By Yantoultra Ngui
SINGAPORE (Reuters) -Singapore’s United Overseas Bank (UOB) said it had a more positive outlook for net interest income (NIM) following the latest U.S. rate rise, as it chalked up a 27% rise in second-quarter earnings in line with expectations.
“We are having a more positive outlook in NIM going forward, especially after this morning’s Fed’s announcement,” UOB’s Group Chief Financial Officer Lee Wai Fai told reporters in a briefing after the bank’s earnings results.
“We are hopeful that we can stay above the 2.14%,” he added, referring to UOB’s exit NIM in June.
UOB said NIM, a key gauge of profitability, averaged 2.13% in the first half of this year, versus 1.63% in the same period a year earlier.

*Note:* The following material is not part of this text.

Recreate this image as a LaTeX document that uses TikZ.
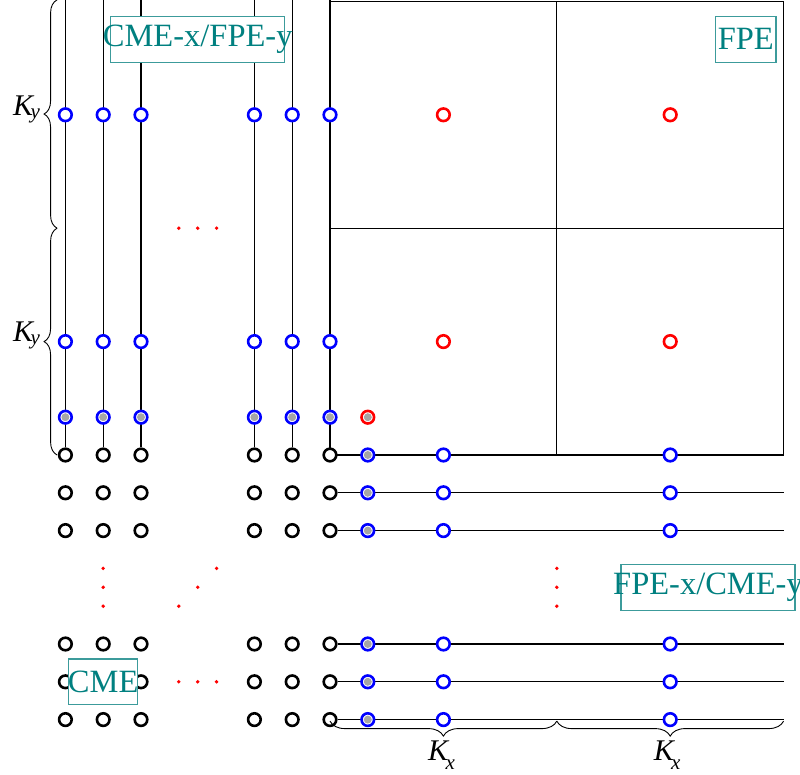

Southeast Asia’s third-largest bank by assets posted a 27% jump in April-June net profit to S$1.42 billion ($1.1 billion) from S$1.11 billion a year earlier, mainly on higher net interest income.
This compares with the mean estimate of S$1.43 billion from three analysts polled by Refinitiv.
“While the global outlook remains uncertain, we expect the Asean region to stay relatively resilient,” said Wee Ee Cheong, CEO of UOB.
Singapore banks have been benefiting from strong inflow of wealth amid global uncertaintiy due to the city-state’s status as a financial safe haven. Larger peers DBS Group and Oversea-Chinese Banking Corp are due to announce their quarterly earnings results next week.
Last year, UOB acquired Citigroup’s consumer business in four Southeast Asian markets for about S$5 billion, marking its biggest deal in two decades. When completed, the move will double its retail customer base in these markets.
“Our Citigroup acquisition is progressing well,” Wee said.
UOB expects low to mid-single digit percentage loan growth for this year, high single-digit fees growth, credit costs at around 25 basis points, and margins to remain stable at current levels.
Meanwhile, Lee said UOB was confident of recovering some of the allowance it made on a corporate account in Thailand in the manufacturing sector, which led to a rise in UOB’s allowance in the first half from a year earlier.